Apache Kafka Gives Large-Scale Image Processing a Boost
March 13, 2017 Ben Cotton
The digital world is becoming ever more visual. From webcams and drones to closed-circuit television and high-resolution satellites, the number of images created on a daily basis is increasing and in many cases, these images need to be processed in real- or near-real-time.
This is a computationally-demanding task on multiple axes: both computation and memory. Single-machine environments often lack sufficient memory for processing large, high-resolution streams in real time. Multi-machine environments add communication and coordination overhead. Essentially, the issue is that hardware configurations are often optimized on a single axis. This could be computation (enhanced with accelerators like GPGPUs or coprocessors like the Intel Xeon Phi), memory, or storage bandwidth. Real-time processing of streaming video data requires both fast computation and large amounts of in-memory storage. Meeting both needs in a single box can be prohibitively expensive for all but the most well-funded operations.
Where hardware cannot meet the need, software steps up.

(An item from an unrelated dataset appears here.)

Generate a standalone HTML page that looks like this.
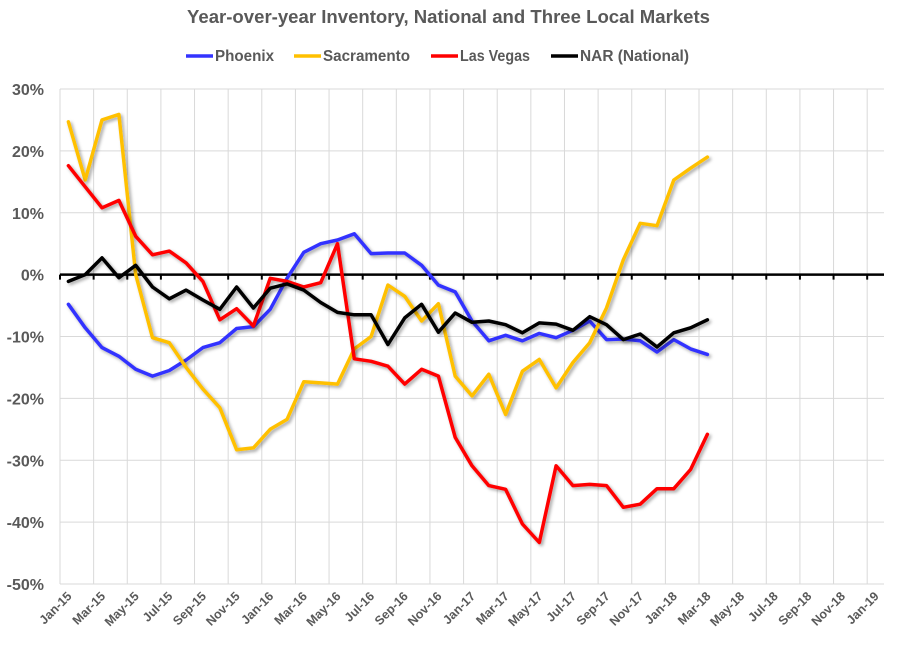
<!DOCTYPE html>
<html><head><meta charset="utf-8"><style>
body{margin:0;background:#fff;}
svg{display:block;font-family:"Liberation Sans",Arial,sans-serif;}
</style></head><body>
<svg id="chart" width="897" height="647">
<defs><filter id="sh" x="-5%" y="-5%" width="110%" height="110%"><feDropShadow dx="2" dy="2" stdDeviation="1.5" flood-color="#000" flood-opacity="0.35"/></filter></defs>
<text x="187" y="23" textLength="523" lengthAdjust="spacingAndGlyphs" font-size="18" font-weight="bold" fill="#595959">Year-over-year Inventory, National and Three Local Markets</text>
<g id="grid"></g><g id="axes"></g><g id="series"></g><g id="legend"></g>
</svg>
<script>
const months=["Jan-15","Mar-15","May-15","Jul-15","Sep-15","Nov-15","Jan-16","Mar-16","May-16","Jul-16","Sep-16","Nov-16","Jan-17","Mar-17","May-17","Jul-17","Sep-17","Nov-17","Jan-18","Mar-18","May-18","Jul-18","Sep-18","Nov-18","Jan-19"];
const yTicks=[30,20,10,0,-10,-20,-30,-40,-50];
const phoenix=[-4.8,-8.6,-11.8,-13.2,-15.3,-16.4,-15.5,-13.8,-11.8,-11,-8.7,-8.4,-5.6,-0.6,3.6,5,5.6,6.6,3.4,3.5,3.5,1.5,-1.7,-2.8,-7.5,-10.7,-9.8,-10.7,-9.5,-10.2,-9,-7.5,-10.5,-10.4,-10.7,-12.5,-10.5,-12,-12.9];
const sacramento=[24.7,15.3,25,25.9,0,-10.2,-11,-15,-18.5,-21.5,-28.3,-28,-25,-23.4,-17.3,-17.5,-17.7,-12,-10,-1.7,-3.5,-7.5,-4.7,-16.4,-19.6,-16.1,-22.6,-15.6,-13.7,-18.3,-14.2,-11,-5.4,2.4,8.3,7.9,15.3,17.2,19];
const lasVegas=[17.6,14.2,10.8,12,6.2,3.2,3.8,1.9,-1.1,-7.3,-5.5,-8.3,-0.6,-1.1,-2,-1.3,5,-13.6,-14,-14.8,-17.7,-15.3,-16.4,-26.3,-30.9,-34.1,-34.7,-40.3,-43.3,-30.9,-34.1,-33.9,-34.1,-37.6,-37.1,-34.6,-34.6,-31.5,-25.8];
const nar=[-1.1,0,2.7,-0.5,1.5,-2,-3.9,-2.5,-4.1,-5.6,-2,-5.4,-2.2,-1.5,-2.5,-4.5,-6.1,-6.5,-6.5,-11.3,-7,-4.8,-9.3,-6.2,-7.7,-7.5,-8.1,-9.4,-7.8,-8,-9,-6.8,-8.1,-10.5,-9.6,-11.7,-9.4,-8.6,-7.3];
const seriesNames=["Phoenix","Sacramento","Las Vegas","NAR (National)"];
const seriesColors=["#3333FF","#FFC000","#FF0000","#000000"];
const seriesData=[phoenix,sacramento,lasVegas,nar];

const NS="http://www.w3.org/2000/svg";
const L=60,R=884,T=89,B=584,slots=49,slotW=(R-L)/slots;
const xOf=i=>L+slotW*(i+0.5);
const yOf=v=>T+(30-v)/80*(B-T);
function mk(tag,attrs,parent){const e=document.createElementNS(NS,tag);for(const k in attrs)e.setAttribute(k,attrs[k]);parent.appendChild(e);return e;}
const grid=document.getElementById('grid'),axes=document.getElementById('axes'),ser=document.getElementById('series'),leg=document.getElementById('legend');
yTicks.forEach(v=>{
  const ln=mk('line',{x1:L,x2:R,y1:yOf(v),y2:yOf(v),stroke:'#d9d9d9','stroke-width':1},grid);
  
  
  const t=mk('text',{x:44,y:yOf(v)+6,'text-anchor':'end','font-size':16,'font-weight':'bold',fill:'#595959'},axes);
  t.textContent=v+'%';
  
  
});
for(let k=0;k<=slots;k+=2){
  const x=L+k*slotW;
  const ln=mk('line',{x1:x,x2:x,y1:T,y2:B,stroke:'#d9d9d9','stroke-width':1},grid);
  
  
  const tk=mk('line',{x1:x,x2:x,y1:yOf(0),y2:yOf(0)+5,stroke:'#000','stroke-width':2},axes);
  
  
}
const zl=mk('line',{x1:L,x2:R,y1:yOf(0),y2:yOf(0),stroke:'#000','stroke-width':2.5},axes);


months.forEach((m,j)=>{
  const x=xOf(j*2)+4,y=597;
  const t=mk('text',{x:x,y:y,'text-anchor':'end','font-size':12.5,'font-weight':'bold',fill:'#595959',transform:`rotate(-45 ${x} ${y})`},axes);
  t.textContent=m;
  
  
});
seriesData.forEach((d,s)=>{
  const pts=d.map((v,i)=>xOf(i).toFixed(1)+','+yOf(v).toFixed(1)).join(' ');
  const p=mk('polyline',{points:pts,fill:'none',stroke:seriesColors[s],'stroke-width':3.5,'stroke-linejoin':'round','stroke-linecap':'round',filter:'url(#sh)'},ser);
  
  
});
const legX=[186,294,431,551];
const legW=[59,87,70,109];
seriesNames.forEach((n,s)=>{
  const g=mk('g',{},leg);
  
  
  mk('line',{x1:legX[s],x2:legX[s]+27,y1:56,y2:56,stroke:seriesColors[s],'stroke-width':3.5},g);
  const t=mk('text',{x:legX[s]+29,y:61,'font-size':16,'font-weight':'bold',fill:'#595959',textLength:legW[s],lengthAdjust:'spacingAndGlyphs'},g);
  t.textContent=n;
});
</script>
</body></html>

This is the premise of decades of distributed computing projects. At the Seventh International Conference on Computer Science and Information Technology held in Zurich, Switzerland last month, two researchers from the Department of Electrical Engineering at Korea University presented a paper outlining their software-based approach to solving this problem.
Yoon-Ki Kim and Chang-Sung Jeong developed a distributed system based on Apache Kafka to process video streams in real time. Image frames are first published to Kafka by the camera or a remote receiver. Processing nodes subscribe to the Kafka broker, pulling data to process as capacity is available. This pull model is key to real-time processing, since it allows the processing nodes to keep themselves full instead of relying on communication back and forth with a push-based model. Breaking out multiple channels into their own Kafka topic improves the throughput when accompanied with an increase in node count.

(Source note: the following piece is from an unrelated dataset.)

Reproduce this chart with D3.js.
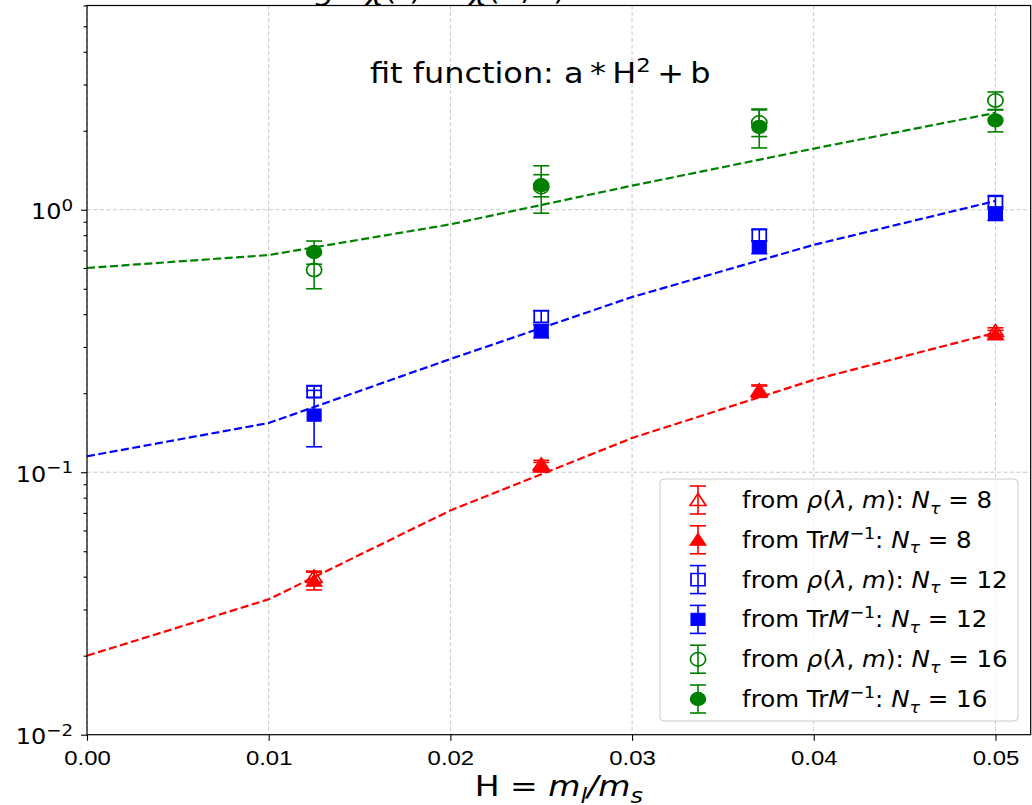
<!DOCTYPE html>
<html>
<head>
<meta charset="utf-8">
<script src="https://cdn.jsdelivr.net/npm/d3@7"></script>
<style>
  body { margin: 0; background: #fff; }
  svg { font-family: "DejaVu Sans", sans-serif; }
  .grid line { stroke: #c8c8c8; stroke-width: 1; stroke-dasharray: 4,2.5; }
  .axis path, .axis line { stroke: #000; stroke-width: 1.1; }
  .axis text { font-size: 21px; fill: #000; }
</style>
</head>
<body>
<svg id="chart" width="1032" height="805"></svg>
<script>
"use strict";

// x positions of the measurements (H = m_l/m_s)
var hValues = [0.0125, 0.025, 0.037, 0.05];
var xTicks = [0, 0.01, 0.02, 0.03, 0.04, 0.05];
var yTicks = [0.01, 0.1, 1];

// N_tau = 8
var rho8 = [0.040, 0.107, 0.205, 0.345];
var rho8Err = [0.002, 0.004, 0.010, 0.010];
var tr8 = [0.0386, 0.105, 0.203, 0.335];
var tr8Err = [0.003, 0.004, 0.010, 0.012];
// N_tau = 12
var rho12 = [0.203, 0.392, 0.80, 1.075];
var rho12Err = [0.010, 0.020, 0.040, 0.050];
var tr12 = [0.165, 0.345, 0.72, 0.96];
var tr12Err = [0.040, 0.020, 0.040, 0.050];
// N_tau = 16
var rho16 = [0.59, 1.22, 2.15, 2.61];
var rho16Err = [0.09, 0.25, 0.25, 0.20];
var tr16 = [0.69, 1.24, 2.07, 2.19];
var tr16Err = [0.07, 0.12, 0.35, 0.21];

var fitH = [0, 0.01, 0.02, 0.03, 0.04, 0.05];
var fit8 = [0.020, 0.0328, 0.0715, 0.135, 0.225, 0.340];
var fit12 = [0.115, 0.154, 0.270, 0.465, 0.735, 1.080];
var fit16 = [0.600, 0.672, 0.880, 1.235, 1.710, 2.340];

var RED = '#ff0000', BLUE = '#0000ff', GREEN = '#008000';
// the figure is a little wider than tall in its glyphs
var SX = 1.14;

var series = [
	{ key: 'rho', nt: '8', color: RED, shape: d3.symbolTriangle, size: 85, filled: false, y: rho8, err: rho8Err },
	{ key: 'tr', nt: '8', color: RED, shape: d3.symbolTriangle, size: 85, filled: true, y: tr8, err: tr8Err },
	{ key: 'rho', nt: '12', color: BLUE, shape: d3.symbolSquare, size: 150, filled: false, y: rho12, err: rho12Err },
	{ key: 'tr', nt: '12', color: BLUE, shape: d3.symbolSquare, size: 150, filled: true, y: tr12, err: tr12Err },
	{ key: 'rho', nt: '16', color: GREEN, shape: d3.symbolCircle, size: 140, filled: false, y: rho16, err: rho16Err },
	{ key: 'tr', nt: '16', color: GREEN, shape: d3.symbolCircle, size: 140, filled: true, y: tr16, err: tr16Err }
];
var fits = [
	{ color: RED, y: fit8 },
	{ color: BLUE, y: fit12 },
	{ color: GREEN, y: fit16 }
];

var svg = d3.select('#chart');
var plot = { left: 87, right: 1030.7, top: 5.5, bottom: 734.7 };

var x = d3.scaleLinear().domain([0, 0.05194]).range([plot.left, plot.right]);
var y = d3.scaleLog().domain([0.01, 6.0]).range([plot.bottom, plot.top]);

// write a small piece of mathtext as tspans
function mathText(textSel, parts) {
	var shift = 0;
	parts.forEach(function(p) {
		var target = p.pos === 'sub' ? 0.25 : (p.pos === 'sup' ? -0.4 : 0);
		var base = parseFloat(textSel.style('font-size'));
		var ts = textSel.append('tspan')
			.attr('dy', (target - shift) * base)
			.text(p.t);
		if (p.i) ts.style('font-style', 'italic');
		if (p.fs) ts.style('font-size', p.fs + 'px');
		shift = target;
	});
}

function addText(parent, px, py, size, anchor, sx) {
	return parent.append('text')
		.attr('transform', 'translate(' + px + ',' + py + ') scale(' + (sx || SX) + ',1)')
		.attr('text-anchor', anchor || 'start')
		.style('font-size', size + 'px');
}

// grid
var grid = svg.append('g').attr('class', 'grid');
grid.selectAll('.gx').data(xTicks).enter().append('line')
	.attr('x1', function(d) { return x(d); })
	.attr('x2', function(d) { return x(d); })
	.attr('y1', plot.top).attr('y2', plot.bottom);
grid.selectAll('.gy').data(yTicks.slice(1)).enter().append('line')
	.attr('x1', plot.left).attr('x2', plot.right)
	.attr('y1', function(d) { return y(d); })
	.attr('y2', function(d) { return y(d); });

// title, mostly above the visible frame
addText(svg, 440, 0, 28, 'middle')
	.call(mathText, [
		{ t: 'g', i: true }, { t: ' \u00b7 ' }, { t: '\u03c7', i: true }, { t: '(' },
		{ t: 't', i: true }, { t: ')  \u2212  ' }, { t: '\u03c7', i: true }, { t: '(0, ' }, { t: 't', i: true }, { t: ')' }
	]);

// fit lines
var line = d3.line()
	.x(function(d) { return x(d[0]); })
	.y(function(d) { return y(d[1]); });
svg.append('g').selectAll('path').data(fits).enter().append('path')
	.attr('d', function(f) { return line(d3.zip(fitH, f.y)); })
	.attr('fill', 'none')
	.attr('stroke', function(f) { return f.color; })
	.attr('stroke-width', 2.2)
	.attr('stroke-dasharray', '8,3.5');

// error bars + markers
var CAP = 8;
function drawErrMarker(g, s, px, yTop, yBot, yMid) {
	g.append('line').attr('x1', px).attr('x2', px).attr('y1', yTop).attr('y2', yBot)
		.attr('stroke', s.color).attr('stroke-width', 1.6);
	[yTop, yBot].forEach(function(cy) {
		g.append('line').attr('x1', px - CAP).attr('x2', px + CAP).attr('y1', cy).attr('y2', cy)
			.attr('stroke', s.color).attr('stroke-width', 1.6);
	});
	var dy = s.shape === d3.symbolTriangle ? 1.5 : 0;
	g.append('path')
		.attr('d', d3.symbol().type(s.shape).size(s.size)())
		.attr('transform', 'translate(' + px + ',' + (yMid + dy) + ') scale(' + SX + ',1)')
		.attr('fill', s.filled ? s.color : 'none')
		.attr('stroke', s.color)
		.attr('stroke-width', s.filled ? 1 : 1.5);
}

var pts = svg.append('g');
series.forEach(function(s) {
	var g = pts.append('g');
	hValues.forEach(function(h, i) {
		drawErrMarker(g, s, x(h), y(s.y[i] + s.err[i]), y(s.y[i] - s.err[i]), y(s.y[i]));
	});
});

// frame
svg.append('rect')
	.attr('x', plot.left).attr('y', plot.top)
	.attr('width', plot.right - plot.left).attr('height', plot.bottom - plot.top)
	.attr('fill', 'none').attr('stroke', '#000').attr('stroke-width', 1.2);

// x axis
var xAxisG = svg.append('g').attr('class', 'axis')
	.attr('transform', 'translate(0,' + plot.bottom + ')')
	.call(d3.axisBottom(x).tickValues(xTicks).tickSize(6).tickPadding(9)
		.tickFormat(d3.format('.2f')));
xAxisG.select('.domain').remove();
xAxisG.selectAll('text').attr('transform', 'scale(' + SX + ',1)');

// y axis: major and minor ticks
var minor = [];
[0.01, 0.1, 1].forEach(function(dec) {
	for (var k = 2; k <= 9; k++) {
		if (dec * k <= 6.0) minor.push(dec * k);
	}
});
var yAxisG = svg.append('g').attr('class', 'axis')
	.attr('transform', 'translate(' + plot.left + ',0)')
	.call(d3.axisLeft(y).tickValues(yTicks).tickSize(6).tickFormat(''));
yAxisG.select('.domain').remove();
var yMinorG = svg.append('g').attr('class', 'axis')
	.attr('transform', 'translate(' + plot.left + ',0)')
	.call(d3.axisLeft(y).tickValues(minor).tickSize(3.5).tickFormat(''));
yMinorG.select('.domain').remove();

var exps = { 0.01: '\u22122', 0.1: '\u22121', 1: '0' };
yTicks.forEach(function(v) {
	addText(svg, 73, y(v) + 9.5, 21, 'end')
		.call(mathText, [{ t: '10' }, { t: exps[v], pos: 'sup', fs: 16 }]);
});

// axis label
addText(svg, (plot.left + plot.right) / 2, 796, 29, 'middle')
	.call(mathText, [
		{ t: 'H = ' }, { t: 'm', i: true }, { t: 'l', i: true, pos: 'sub', fs: 21 },
		{ t: '/m', i: true }, { t: 's', i: true, pos: 'sub', fs: 21 }
	]);

// annotation
addText(svg, 370, 83, 28, 'start')
	.call(mathText, [
		{ t: 'fit function: a\u2009*\u2009H' }, { t: '2', pos: 'sup', fs: 20 }, { t: '\u2009+\u2009b' }
	]);

// legend
var leg = svg.append('g');
leg.append('rect')
	.attr('x', 660).attr('y', 479)
	.attr('width', 358).attr('height', 242)
	.attr('rx', 4)
	.attr('fill', 'rgba(255,255,255,0.8)')
	.attr('stroke', '#cccccc').attr('stroke-width', 1);
series.forEach(function(s, i) {
	var cy = 500 + i * 39.8;
	var g = leg.append('g');
	drawErrMarker(g, s, 698, cy - 14, cy + 14, cy);
	var parts;
	if (s.key === 'rho') {
		parts = [{ t: 'from ' }, { t: '\u03c1', i: true }, { t: '(' }, { t: '\u03bb', i: true },
			{ t: ', ' }, { t: 'm', i: true }, { t: '): ' }];
	} else {
		parts = [{ t: 'from Tr' }, { t: 'M', i: true }, { t: '\u22121', pos: 'sup', fs: 16 }, { t: ': ' }];
	}
	parts = parts.concat([{ t: 'N', i: true }, { t: '\u03c4', i: true, pos: 'sub', fs: 16 },
		{ t: ' = ' + s.nt }]);
	addText(leg, 742, cy + 8, 22.5, 'start', 1.09).call(mathText, parts);
});
</script>
</body>
</html>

“Although the GPU is well suited for high-speed processing of images, it still has limited memory capacity. Using Kafka to distributed environment allows overcoming of the memory capacity that cannot be accommodated by one node. In particular, since image data can be stored in the file system, it is advantageous to handle large-scale images without data loss.”
Although the focus here is on computation and memory, disk performance plays a role as well. The Hadoop Image Processing Interface (HIPI) is a similar project using Hadoop MapReduce to distribute computation tasks. Kim and Jeong considered HIPI to be unsuitable for real-time processing in part due to the I/O patterns of the Hadoop Distributed File System (HDFS). HDFS uses a random-access pattern, which can lead to disk I/O being a bottleneck. Kafka avoids this issue by using sequential access.
“Apache Kafka is a distributed messaging system for log processing. Kafka uses Zookeeper to organize several distributed nodes for storing data in real time stably. It also stores data in several messaging topics. It provides a messaging queue that allows nodes that need a message to access and process it.”
Using a software system to efficiently parallelize the computation makes real-time processing of large image streams allows for “normal” high-performance computing hardware to be used. This makes it a viable option for many use cases, from the frivolous addition of visual effects on social media and video chat applications, to serious applications like object recognition for defense. But as the problem was created by hardware, so might it be addressed by hardware in the future. Increasing the amount of memory per core (or GPU) or perhaps the future broad availability of processing-in-memory could address the constraints imposed by current hardware. At least until the size and resolution of the images to be processed leapfrogs ahead again.